DATA PROVIDED:
####################

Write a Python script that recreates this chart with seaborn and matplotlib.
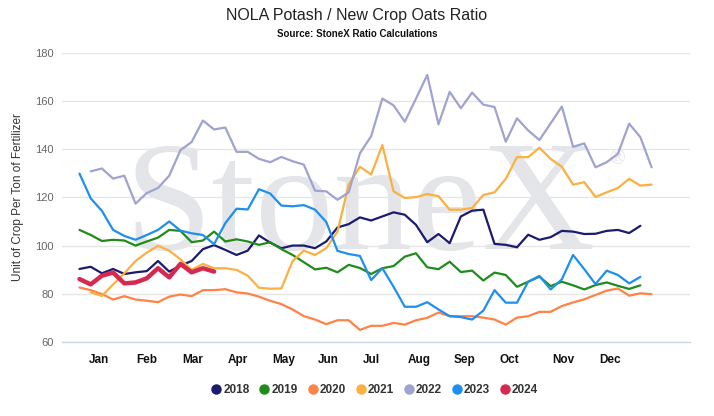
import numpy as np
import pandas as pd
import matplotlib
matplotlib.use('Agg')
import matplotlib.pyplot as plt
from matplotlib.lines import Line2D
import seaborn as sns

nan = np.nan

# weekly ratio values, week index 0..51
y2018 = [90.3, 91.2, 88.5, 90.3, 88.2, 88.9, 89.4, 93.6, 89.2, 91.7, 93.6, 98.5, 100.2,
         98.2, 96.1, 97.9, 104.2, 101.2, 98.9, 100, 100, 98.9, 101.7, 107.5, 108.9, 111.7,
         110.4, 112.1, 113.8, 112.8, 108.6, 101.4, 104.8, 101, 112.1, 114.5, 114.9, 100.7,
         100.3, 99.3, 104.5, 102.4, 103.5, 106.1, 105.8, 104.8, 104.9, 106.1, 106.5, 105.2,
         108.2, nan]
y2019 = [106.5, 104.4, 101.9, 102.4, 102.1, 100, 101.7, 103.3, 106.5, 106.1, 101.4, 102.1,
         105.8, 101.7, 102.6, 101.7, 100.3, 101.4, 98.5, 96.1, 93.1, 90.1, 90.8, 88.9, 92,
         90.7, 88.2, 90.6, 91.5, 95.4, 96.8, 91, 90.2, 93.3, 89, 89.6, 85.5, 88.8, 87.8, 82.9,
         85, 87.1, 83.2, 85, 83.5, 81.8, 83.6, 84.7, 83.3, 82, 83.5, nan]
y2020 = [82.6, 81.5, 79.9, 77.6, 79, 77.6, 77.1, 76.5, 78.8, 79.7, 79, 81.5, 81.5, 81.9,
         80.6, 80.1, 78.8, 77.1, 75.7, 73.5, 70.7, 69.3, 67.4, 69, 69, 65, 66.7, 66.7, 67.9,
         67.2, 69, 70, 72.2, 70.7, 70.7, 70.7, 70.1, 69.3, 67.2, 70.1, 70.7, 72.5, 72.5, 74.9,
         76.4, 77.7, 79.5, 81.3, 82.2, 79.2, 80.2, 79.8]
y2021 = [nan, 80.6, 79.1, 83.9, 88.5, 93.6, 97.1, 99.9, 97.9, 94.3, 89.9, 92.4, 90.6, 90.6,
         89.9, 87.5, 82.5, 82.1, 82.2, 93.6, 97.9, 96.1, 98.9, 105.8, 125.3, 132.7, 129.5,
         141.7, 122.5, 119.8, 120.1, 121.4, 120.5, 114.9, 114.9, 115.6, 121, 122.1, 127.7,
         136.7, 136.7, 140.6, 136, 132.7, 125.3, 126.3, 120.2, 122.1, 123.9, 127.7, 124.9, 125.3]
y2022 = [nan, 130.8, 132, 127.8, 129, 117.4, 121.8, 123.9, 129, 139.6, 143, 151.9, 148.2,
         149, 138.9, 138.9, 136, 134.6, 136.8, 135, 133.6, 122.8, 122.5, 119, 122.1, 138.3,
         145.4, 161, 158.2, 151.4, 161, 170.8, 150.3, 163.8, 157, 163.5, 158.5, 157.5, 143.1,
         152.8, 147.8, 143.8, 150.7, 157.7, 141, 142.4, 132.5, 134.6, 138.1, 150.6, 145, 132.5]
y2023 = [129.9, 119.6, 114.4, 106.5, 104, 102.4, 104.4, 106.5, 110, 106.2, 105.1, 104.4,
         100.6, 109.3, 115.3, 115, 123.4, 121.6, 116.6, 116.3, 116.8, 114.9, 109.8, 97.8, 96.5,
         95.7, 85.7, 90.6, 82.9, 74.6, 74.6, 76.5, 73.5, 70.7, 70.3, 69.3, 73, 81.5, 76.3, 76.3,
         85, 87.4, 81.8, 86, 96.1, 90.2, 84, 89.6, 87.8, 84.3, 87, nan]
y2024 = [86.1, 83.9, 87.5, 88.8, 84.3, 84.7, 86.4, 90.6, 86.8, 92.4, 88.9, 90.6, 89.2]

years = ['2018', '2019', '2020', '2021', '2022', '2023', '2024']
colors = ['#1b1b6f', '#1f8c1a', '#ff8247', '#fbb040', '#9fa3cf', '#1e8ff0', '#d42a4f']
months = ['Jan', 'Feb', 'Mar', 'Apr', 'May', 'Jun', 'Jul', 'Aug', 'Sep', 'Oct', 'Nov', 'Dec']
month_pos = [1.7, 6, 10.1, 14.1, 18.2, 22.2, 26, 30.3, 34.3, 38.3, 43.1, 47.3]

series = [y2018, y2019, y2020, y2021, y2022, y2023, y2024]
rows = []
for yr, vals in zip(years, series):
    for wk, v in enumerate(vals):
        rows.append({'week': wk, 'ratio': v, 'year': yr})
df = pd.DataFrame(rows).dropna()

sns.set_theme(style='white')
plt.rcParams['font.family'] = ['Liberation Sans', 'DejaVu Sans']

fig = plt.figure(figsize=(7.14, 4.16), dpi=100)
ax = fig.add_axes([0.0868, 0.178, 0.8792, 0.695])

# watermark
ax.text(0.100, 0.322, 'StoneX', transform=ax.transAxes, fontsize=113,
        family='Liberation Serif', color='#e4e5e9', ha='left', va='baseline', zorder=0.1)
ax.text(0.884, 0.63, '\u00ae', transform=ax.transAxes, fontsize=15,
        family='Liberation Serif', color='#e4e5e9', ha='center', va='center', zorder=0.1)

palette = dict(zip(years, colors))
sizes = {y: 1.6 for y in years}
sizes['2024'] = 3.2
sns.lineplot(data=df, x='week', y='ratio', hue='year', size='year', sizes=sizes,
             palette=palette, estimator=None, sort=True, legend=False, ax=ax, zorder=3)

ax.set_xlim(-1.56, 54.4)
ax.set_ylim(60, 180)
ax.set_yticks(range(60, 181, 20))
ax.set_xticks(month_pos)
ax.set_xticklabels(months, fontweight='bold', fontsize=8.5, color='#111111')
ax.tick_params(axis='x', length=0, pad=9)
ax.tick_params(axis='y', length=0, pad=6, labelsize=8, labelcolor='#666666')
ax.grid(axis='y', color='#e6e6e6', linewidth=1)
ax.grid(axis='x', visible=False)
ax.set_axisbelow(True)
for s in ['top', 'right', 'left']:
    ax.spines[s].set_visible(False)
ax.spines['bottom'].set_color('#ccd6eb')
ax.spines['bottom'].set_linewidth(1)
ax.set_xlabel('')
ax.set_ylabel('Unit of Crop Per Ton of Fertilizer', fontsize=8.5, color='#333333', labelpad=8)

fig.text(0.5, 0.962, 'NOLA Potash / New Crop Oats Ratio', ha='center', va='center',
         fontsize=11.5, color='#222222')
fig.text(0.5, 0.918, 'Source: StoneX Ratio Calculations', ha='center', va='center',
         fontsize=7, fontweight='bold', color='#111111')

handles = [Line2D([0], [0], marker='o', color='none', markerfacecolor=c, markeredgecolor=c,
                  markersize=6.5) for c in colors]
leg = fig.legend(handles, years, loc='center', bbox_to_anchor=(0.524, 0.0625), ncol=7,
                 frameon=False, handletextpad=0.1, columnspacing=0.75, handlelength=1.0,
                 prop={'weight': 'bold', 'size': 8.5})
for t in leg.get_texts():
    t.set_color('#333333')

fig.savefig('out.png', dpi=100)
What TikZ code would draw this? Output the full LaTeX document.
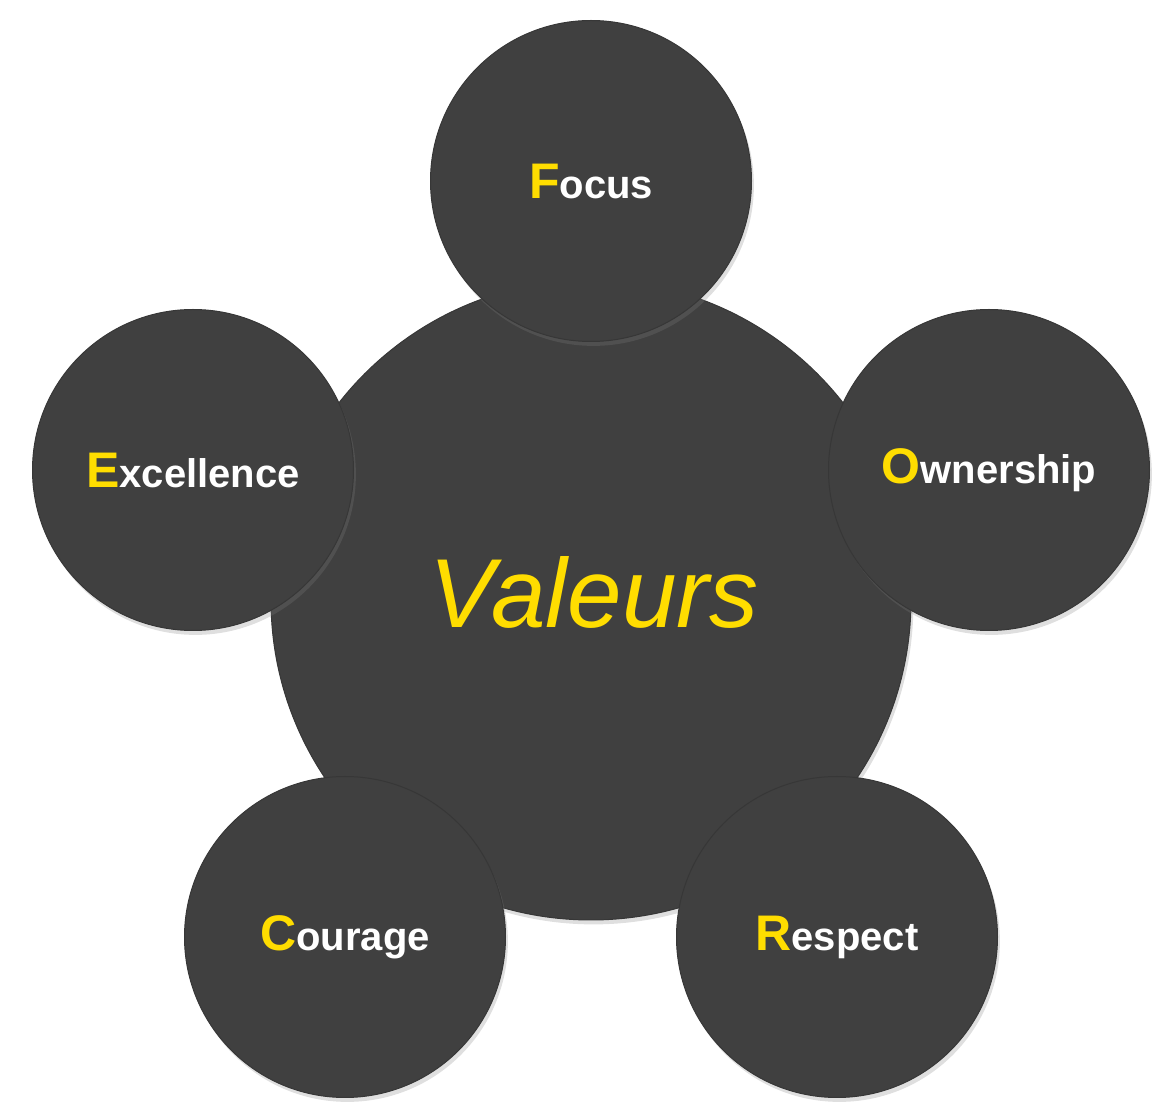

####################

INSTRUCTION: Copy every line of the entries above in which "seaborn" occurs.

TASK RESULT:
Write a Python script that recreates this chart with seaborn and matplotlib.
import seaborn as sns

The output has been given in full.